Un éternel insatisfait
La recherche de la perfection, l’envie d’absolu, font que la vie de couple peut ne pas toujours combler une personne surdouée. La vie de couple est faite de compromis, or le surdoué aime farouchement avoir raison. La vie de couple est faite de soutien mutuel, or le surdoué aime la compétition. La vie de couple est faite d’imperfections, or le surdoué veut tendre vers la perfection. Autant de traits de caractère qui viennent parfois entraver sa vie affective ou son désir de former un couple.

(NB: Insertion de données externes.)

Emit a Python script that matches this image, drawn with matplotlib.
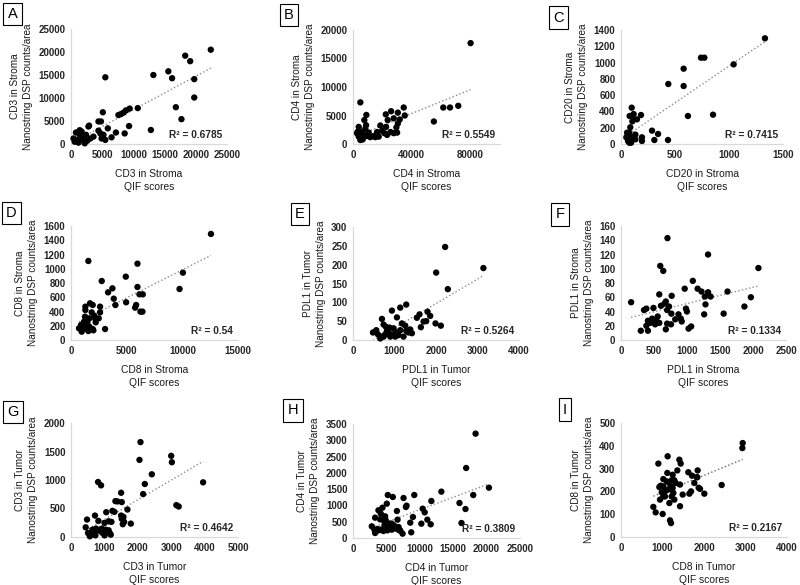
import numpy as np
import matplotlib
matplotlib.use('Agg')
import matplotlib.pyplot as plt

plt.rcParams['font.family'] = ['Liberation Sans', 'DejaVu Sans']

# ---- data ----
a_x = [22400, 18300, 19100, 13200, 15600, 16200, 19750, 5500, 19750, 16800,
       17700, 12800, 10700, 9400, 8800, 8400, 8000, 7600, 5100, 9300,
       8600, 7200, 6500, 5900, 4400, 4800, 2900, 2800, 4400, 4700,
       5200, 5500, 4900, 3600, 3100, 2400, 1700, 800, 1400, 900,
       600, 1200, 2000, 2600, 400, 1700, 2200, 1400]
a_y = [20500, 19200, 18000, 15000, 15800, 14300, 14100, 14500, 10100, 8000,
       5400, 3050, 7800, 7700, 7300, 6800, 6500, 6300, 6900, 3900,
       2300, 2500, 1450, 3400, 4900, 4900, 4000, 3800, 2900, 2300,
       2000, 900, 1200, 1600, 1200, 2000, 2700, 2500, 2000, 900,
       500, 300, 900, 700, 1200, 1200, 150, 3000]

b_x = [80000, 71600, 66000, 61400, 55000, 34500, 35200, 30500, 25900, 22300,
       27700, 31800, 30500, 29500, 23600, 22500, 18600, 19800, 21400, 25500,
       27700, 30000, 17500, 14100, 11800, 9500, 7300, 8400, 8900, 7700,
       9100, 5000, 2700, 3900, 5000, 6600, 6100, 3200, 3900, 10700,
       15200, 23200, 16400]
b_y = [17700, 6700, 6400, 6400, 3950, 6400, 5000, 5500, 5750, 5200,
       4500, 4300, 3600, 2900, 4200, 3000, 3250, 2300, 1900, 2100,
       1900, 2000, 1300, 1400, 1200, 1400, 1600, 2700, 3300, 4200,
       5100, 7300, 1900, 1300, 700, 800, 2150, 2150, 3000, 2000,
       1200, 1600, 2100]

c_x = [1333, 1043, 741, 772, 580, 438, 580, 852, 620, 435,
       343, 287, 309, 194, 194, 185, 117, 80, 117, 99,
       105, 148, 86, 56, 77, 49, 86, 111, 133, 65,
       77, 93, 65, 133]
c_y = [1298, 978, 1060, 1060, 925, 737, 712, 360, 344, 49,
       123, 164, 49, 82, 37, 356, 303, 344, 368, 446,
       278, 303, 205, 139, 139, 82, 78, 82, 57, 37,
       16, 16, 110, 115]

d_x = [12570, 10050, 9750, 5970, 1560, 4920, 2760, 3720, 3330, 3840,
       3990, 4950, 5970, 6150, 6450, 5850, 5760, 6240, 6420, 2610,
       2610, 2490, 2190, 1950, 1710, 1290, 1290, 1860, 2070, 1650,
       1260, 1470, 1170, 900, 720, 960, 1260, 1650, 1950, 2220,
       1560, 3060, 2010, 1110, 1410]
d_y = [1488, 945, 716, 1071, 1109, 889, 828, 725, 669, 580,
       491, 529, 744, 641, 641, 491, 454, 398, 398, 468,
       388, 304, 295, 491, 515, 468, 421, 388, 342, 304,
       327, 248, 257, 211, 164, 117, 164, 187, 154, 248,
       126, 154, 136, 187, 201]

e_x = [2220, 2004, 3142, 2285, 1283, 1138, 938, 1058, 697, 1796,
       1860, 1603, 1539, 1700, 1764, 1988, 2117, 1635, 737, 793,
       882, 978, 1178, 1259, 1379, 1419, 1283, 1138, 1058, 962,
       858, 777, 697, 601, 481, 657, 1218, 1098, 1018, 898,
       818, 561, 737, 1339]
e_y = [247, 179, 191, 135, 94, 86, 78, 60, 56, 75,
       64, 68, 59, 49, 50, 44, 38, 34, 41, 35,
       33, 31, 44, 38, 28, 18, 24, 26, 20, 15,
       20, 15, 9, 15, 20, 4, 9, 13, 9, 9,
       24, 26, 9, 20]

f_x = [153, 300, 408, 349, 384, 408, 384, 443, 472, 492,
       517, 541, 580, 556, 492, 580, 595, 640, 704, 659,
       605, 679, 699, 728, 768, 679, 699, 758, 763, 822,
       871, 906, 920, 965, 984, 999, 1024, 1063, 1088, 1161,
       1220, 1260, 1270, 1280, 1319, 1358, 1319, 1555, 1614, 1870,
       1968, 2082]
f_y = [53, 13, 13, 42, 44, 27, 20, 24, 30, 28,
       22, 26, 24, 33, 45, 64, 104, 97, 143, 51,
       48, 54, 42, 47, 62, 15, 23, 22, 37, 29,
       36, 30, 26, 72, 44, 40, 16, 19, 83, 72,
       68, 36, 61, 50, 67, 61, 120, 37, 68, 47,
       60, 101]

g_x = [2080, 2050, 3000, 3020, 2420, 2210, 2160, 3955, 3155, 3225,
       810, 900, 1500, 1520, 1330, 1390, 1690, 1055, 1240, 1300,
       1500, 1570, 1520, 1590, 1550, 1790, 717, 480, 440, 820,
       1005, 1127, 1210, 750, 645, 830, 920, 1035, 1127, 1160,
       930, 700, 565, 510, 565, 1005, 730, 1190, 800, 625]
g_y = [1665, 1353, 1424, 1312, 1100, 930, 753, 959, 559, 535,
       965, 906, 776, 612, 629, 624, 482, 435, 459, 441,
       376, 353, 318, 265, 224, 235, 376, 306, 170, 282,
       247, 276, 265, 147, 129, 118, 147, 129, 118, 70,
       76, 59, 41, 70, 12, 29, 29, 41, 118, 88]

h_x = [18350, 16940, 20350, 18000, 15940, 16840, 16240, 13230, 11730, 9170,
       7570, 5210, 5960, 7920, 8020, 10430, 10730, 11130, 11630, 10230,
       8970, 8570, 8720, 7420, 6920, 6570, 6670, 6120, 5810, 6220,
       5560, 5060, 4410, 3810, 4160, 4810, 4560, 4060, 3310, 4910,
       5310, 4710, 4210, 3710, 2810, 3210, 3310, 3810, 4560, 5160,
       5810, 6420, 6820, 7070, 4710]
h_y = [3204, 2150, 1545, 1320, 1075, 890, 460, 1423, 1136, 1320,
       1228, 1320, 1259, 952, 993, 900, 788, 563, 420, 440,
       645, 471, 174, 133, 235, 829, 563, 389, 440, 317,
       440, 1054, 931, 850, 747, 665, 542, 573, 624, 542,
       317, 389, 256, 276, 358, 256, 154, 235, 215, 235,
       256, 287, 338, 235, 594]

i_x = [2932, 2924, 2426, 1124, 900, 1406, 1438, 1357, 1245, 1116,
       1020, 956, 924, 1100, 1165, 1221, 1285, 1317, 1197, 1141,
       1060, 980, 1020, 940, 1245, 1261, 1285, 1165, 1422, 1486,
       1422, 1622, 1711, 1823, 1847, 1767, 1839, 1871, 1904, 2008,
       1647, 1687, 779, 835, 1004, 1181, 1205, 1060, 1020, 1221]
i_y = [412, 390, 228, 354, 322, 339, 322, 292, 273, 281,
       254, 225, 219, 244, 237, 249, 249, 237, 222, 208,
       200, 196, 178, 164, 215, 193, 164, 149, 230, 186,
       135, 284, 269, 263, 292, 237, 262, 216, 211, 190,
       190, 200, 132, 108, 101, 73, 61, 178, 222, 178]

letters = ['A', 'B', 'C', 'D', 'E', 'F', 'G', 'H', 'I']
names = ['CD3 in Stroma', 'CD4 in Stroma', 'CD20 in Stroma',
         'CD8 in Stroma', 'PDL1 in Tumor', 'PDL1 in Stroma',
         'CD3 in Tumor', 'CD4 in Tumor', 'CD8 in Tumor']
r2_values = ['0.6785', '0.5549', '0.7415', '0.54', '0.5264',
             '0.1334', '0.4642', '0.3809', '0.2167']
x_ticks = [[0, 5000, 10000, 15000, 20000, 25000],
           [0, 40000, 80000],
           [0, 500, 1000, 1500],
           [0, 5000, 10000, 15000],
           [0, 1000, 2000, 3000, 4000],
           [0, 500, 1000, 1500, 2000, 2500],
           [0, 1000, 2000, 3000, 4000, 5000],
           [0, 5000, 10000, 15000, 20000, 25000],
           [0, 1000, 2000, 3000, 4000]]
x_max = [25000, 100000, 1500, 15000, 4000, 2500, 5000, 25000, 4000]
y_ticks = [list(range(0, 25001, 5000)),
           list(range(0, 20001, 5000)),
           list(range(0, 1401, 200)),
           list(range(0, 1601, 200)),
           list(range(0, 301, 50)),
           list(range(0, 161, 20)),
           list(range(0, 2001, 500)),
           list(range(0, 3501, 500)),
           list(range(0, 501, 100))]

xs_all = [a_x, b_x, c_x, d_x, e_x, f_x, g_x, h_x, i_x]
ys_all = [a_y, b_y, c_y, d_y, e_y, f_y, g_y, h_y, i_y]

# ---- layout (pixels: left, top, right, bottom of each plot area) ----
W, H = 800, 585
rects = [(71, 29, 227, 144), (353, 30, 500, 144), (621, 30, 783, 144),
         (71, 226, 238, 340), (353, 227, 519, 340), (621, 226, 786, 340),
         (71, 423, 238, 537), (353, 424, 520, 538), (621, 423, 787, 537)]
letter_pos = [(12.5, 14), (289, 15), (558.5, 17.5),
              (11.5, 213), (300, 214), (560, 214.5),
              (13, 412), (293, 410.5), (565, 409.5)]
trend_colors = ['#8c8c8c'] * 8 + ['#5a6a80']

fig = plt.figure(figsize=(W / 100, H / 100), dpi=100)

for i in range(9):
    l, t, r, b = rects[i]
    ax = fig.add_axes([l / W, 1 - b / H, (r - l) / W, (b - t) / H])
    x = np.array(xs_all[i], dtype=float)
    y = np.array(ys_all[i], dtype=float)

    ax.scatter(x, y, s=21, c='black', edgecolors='none', zorder=3, clip_on=False)

    # linear trendline over the data range
    k, c0 = np.polyfit(x, y, 1)
    xl = np.array([x.min(), x.max()])
    ax.plot(xl, k * xl + c0, ls=':', color=trend_colors[i], lw=1.0, zorder=2)

    ax.set_xlim(0, x_max[i])
    ax.set_ylim(0, y_ticks[i][-1])
    ax.set_xticks(x_ticks[i])
    ax.set_yticks(y_ticks[i])
    ax.set_xticklabels([str(v) for v in x_ticks[i]])
    ax.set_yticklabels([str(v) for v in y_ticks[i]])

    for s in ['top', 'right']:
        ax.spines[s].set_visible(False)
    for s in ['left', 'bottom']:
        ax.spines[s].set_color('#d9d9d9')
        ax.spines[s].set_linewidth(0.9)
    ax.tick_params(length=0, labelsize=7, colors='#262626', pad=4)
    plt.setp(ax.get_xticklabels() + ax.get_yticklabels(), fontweight='bold')

    ax.set_xlabel(names[i] + '\nQIF scores', fontsize=7.4, color='#1a1a1a',
                  labelpad=7, linespacing=1.35)
    ax.set_ylabel(names[i] + '\nNanostring DSP counts/area', fontsize=7.2,
                  color='#1a1a1a', labelpad=4, linespacing=1.35)

    ax.text(0.97, 0.08, 'R\u00b2 = ' + r2_values[i], transform=ax.transAxes,
            ha='right', va='center', fontsize=7.3, fontweight='bold', color='#262626')

    lx, ly = letter_pos[i]
    fig.text(lx / W, 1 - ly / H, letters[i], ha='center', va='center', fontsize=10.5,
             bbox=dict(boxstyle='square,pad=0.3', fc='white', ec='black', lw=0.8))

fig.savefig('out.png', dpi=100)
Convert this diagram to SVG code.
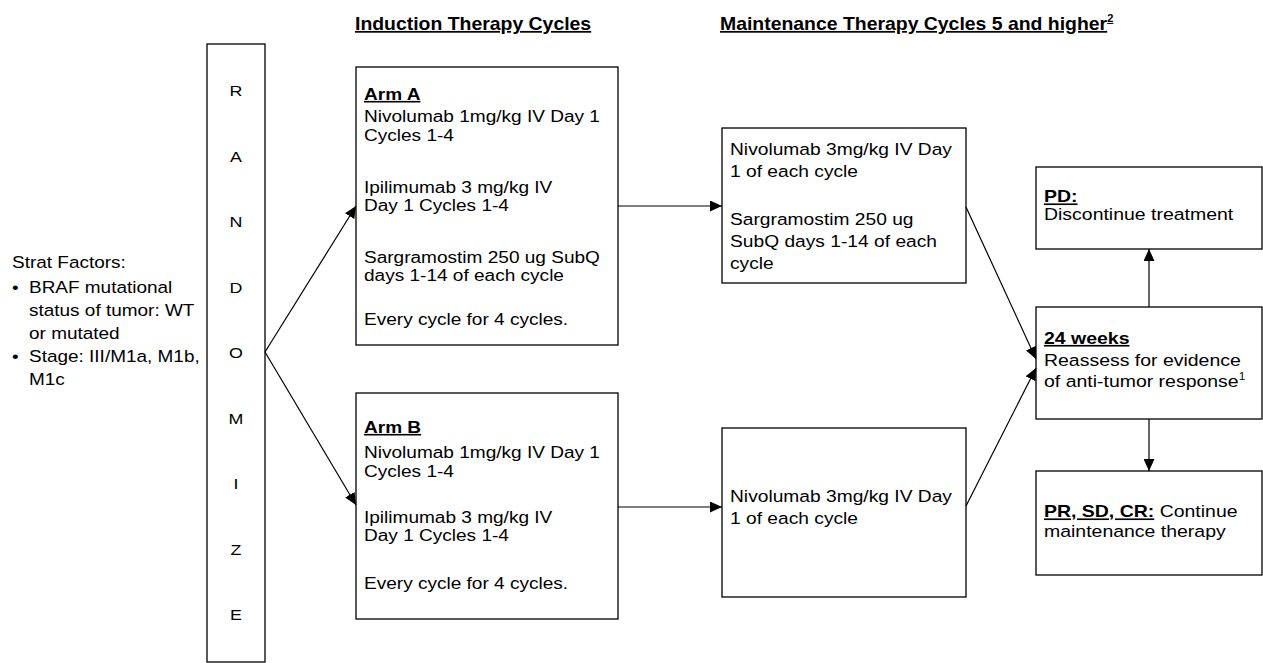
<svg xmlns="http://www.w3.org/2000/svg" width="1263" height="663" viewBox="0 0 1263 663">
<style>
text{font-family:"Liberation Sans",Arial,sans-serif;fill:#000}
.box{fill:#fff;stroke:#000;stroke-width:1.3}
.conn{stroke:#000;stroke-width:1.2;fill:none}
.arm{font-size:16px}
.mt{font-size:17px}
.rt{font-size:16.5px}
.st{font-size:16.5px}
.rl{font-size:15.5px;text-anchor:middle}
.hd{font-size:17.5px;font-weight:bold;text-decoration:underline}
.b{font-weight:bold;text-decoration:underline}
.sup{font-size:10px}
</style>
<defs>
<marker id="ah" markerUnits="userSpaceOnUse" markerWidth="13" markerHeight="11" refX="12" refY="5.5" orient="auto">
<path d="M0,0 L12,5.5 L0,11 z" fill="#000"/>
</marker>
</defs>
<rect width="1263" height="663" fill="#fff"/>

<g id="headers">
<text class="hd" transform="translate(355,0) scale(1.11,1)" y="30">Induction Therapy Cycles</text>
<text class="hd" transform="translate(720,0) scale(1.11,1)" y="30">Maintenance Therapy Cycles 5 and higher<tspan class="sup" dy="-8" style="text-decoration:none">2</tspan></text>
</g>

<g id="strat">
<text class="st" transform="translate(12,0) scale(1.15,1)"><tspan x="0" y="268">Strat Factors:</tspan><tspan x="0" y="293">•</tspan><tspan x="0" y="362">•</tspan></text>
<text class="st" transform="translate(29,0) scale(1.15,1)"><tspan x="0" y="293">BRAF mutational</tspan><tspan x="0" y="316">status of tumor: WT</tspan><tspan x="0" y="339">or mutated</tspan><tspan x="0" y="362">Stage: III/M1a, M1b,</tspan><tspan x="0" y="385">M1c</tspan></text>
</g>

<g id="randomize">
<rect class="box" x="207" y="44" width="58" height="618"/>
<text class="rl" transform="translate(236,0) scale(1.15,1)"><tspan x="0" y="96.5">R</tspan><tspan x="0" y="162">A</tspan><tspan x="0" y="227.5">N</tspan><tspan x="0" y="293">D</tspan><tspan x="0" y="358.5">O</tspan><tspan x="0" y="424">M</tspan><tspan x="0" y="489.5">I</tspan><tspan x="0" y="555">Z</tspan><tspan x="0" y="620.5">E</tspan></text>
</g>

<g id="armA">
<rect class="box" x="356" y="67" width="262" height="278"/>
<text class="arm" transform="translate(364,0) scale(1.19,1)"><tspan x="0" y="100" class="b">Arm A</tspan><tspan x="0" y="122.5">Nivolumab 1mg/kg IV Day 1</tspan><tspan x="0" y="141.5">Cycles 1-4</tspan><tspan x="0" y="193">Ipilimumab 3 mg/kg IV</tspan><tspan x="0" y="211.5">Day 1 Cycles 1-4</tspan><tspan x="0" y="263">Sargramostim 250 ug SubQ</tspan><tspan x="0" y="281.5">days 1-14 of each cycle</tspan><tspan x="0" y="325">Every cycle for 4 cycles.</tspan></text>
</g>

<g id="armB">
<rect class="box" x="356" y="393" width="262" height="226"/>
<text class="arm" transform="translate(364,0) scale(1.19,1)"><tspan x="0" y="433" class="b">Arm B</tspan><tspan x="0" y="458">Nivolumab 1mg/kg IV Day 1</tspan><tspan x="0" y="477">Cycles 1-4</tspan><tspan x="0" y="523">Ipilimumab 3 mg/kg IV</tspan><tspan x="0" y="541">Day 1 Cycles 1-4</tspan><tspan x="0" y="589">Every cycle for 4 cycles.</tspan></text>
</g>

<g id="maintA">
<rect class="box" x="722" y="128" width="244" height="155"/>
<text class="mt" transform="translate(730,0) scale(1.13,1)"><tspan x="0" y="155">Nivolumab 3mg/kg IV Day</tspan><tspan x="0" y="177">1 of each cycle</tspan><tspan x="0" y="225">Sargramostim 250 ug</tspan><tspan x="0" y="247">SubQ days 1-14 of each</tspan><tspan x="0" y="269">cycle</tspan></text>
</g>

<g id="maintB">
<rect class="box" x="722" y="428" width="244" height="169"/>
<text class="mt" transform="translate(730,0) scale(1.13,1)"><tspan x="0" y="502">Nivolumab 3mg/kg IV Day</tspan><tspan x="0" y="524">1 of each cycle</tspan></text>
</g>

<g id="pd">
<rect class="box" x="1036" y="167" width="226" height="82"/>
<text class="rt" transform="translate(1044,0) scale(1.18,1)"><tspan x="0" y="202.5" class="b">PD:</tspan><tspan x="0" y="220">Discontinue treatment</tspan></text>
</g>

<g id="reassess">
<rect class="box" x="1036" y="307" width="226" height="112"/>
<text class="rt" transform="translate(1044,0) scale(1.18,1)"><tspan x="0" y="344" class="b">24 weeks</tspan><tspan x="0" y="366.5">Reassess for evidence</tspan><tspan x="0" y="387">of anti-tumor response</tspan><tspan class="sup" dy="-7">1</tspan></text>
</g>

<g id="continue">
<rect class="box" x="1036" y="471" width="226" height="104"/>
<text class="rt" transform="translate(1044,0) scale(1.18,1)"><tspan x="0" y="517.5"><tspan class="b">PR, SD, CR:</tspan> Continue</tspan><tspan x="0" y="537">maintenance therapy</tspan></text>
</g>

<g id="connectors">
<line class="conn" x1="265" y1="352" x2="356" y2="206" marker-end="url(#ah)"/>
<line class="conn" x1="265" y1="352" x2="356" y2="505" marker-end="url(#ah)"/>
<line class="conn" x1="618" y1="206" x2="722" y2="206" marker-end="url(#ah)"/>
<line class="conn" x1="618" y1="507" x2="722" y2="507" marker-end="url(#ah)"/>
<line class="conn" x1="966" y1="207" x2="1036" y2="359" marker-end="url(#ah)"/>
<line class="conn" x1="966" y1="506" x2="1036" y2="368" marker-end="url(#ah)"/>
<line class="conn" x1="1149" y1="307" x2="1149" y2="249" marker-end="url(#ah)"/>
<line class="conn" x1="1149" y1="419" x2="1149" y2="471" marker-end="url(#ah)"/>
</g>
</svg>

Pistes pour rester soi-même au sein du couple
Alors quoi ? Les personnes surdouées ne seraient pas faites pour la vie à deux ? Ou obligées de se sur-adapter en permanence pour plaire et se fondre dans la masse ? Comment rester soi-même, et zébré, tout en formant un couple ? Clothilde Colin suggère, tout d’abord, d’apprendre à lâcher prise. Sur le fait de vouloir avoir raison à tout prix. Sur l’hyperanalyse de l’autre et du monde. Sur son anxiété chronique. Sur ses fulgurances, ses intuitions, souvent justes, mais qui peuvent aussi parfois être fausses.
Apprendre à se taire, à renoncer, à ne pas entrer dans le débat sont autant de moyens pour conserver son énergie et de bonnes relations avec son partenaire. Le recours à la communication non violente permet également de diminuer l’agressivité qui est souvent une réponse à son besoin de protection.
Le meilleur moyen, selon Clothilde Colin, pour bien vivre sa douance, c’est de bien se connaître. De savoir détecter les phases d’énergie et les phases d’épuisement. De surveiller son état émotionnel, son état de fatigue, son état physique, afin de maintenir un équilibre et de rester dans la mesure.
De savoir ce qui le ressource — c’est bien souvent la solitude, le silence, et le repos — et de s’en abreuver. Enfin, considérer son hypersensibilité comme un atout, et non comme un défaut, permet de mieux l’accepter. Elle est une force dans la mesure où elle permet de mieux comprendre le monde et les êtres qui l'entourent, et d’être, par-là, capable d’une grande empathie vis-à-vis d’autrui.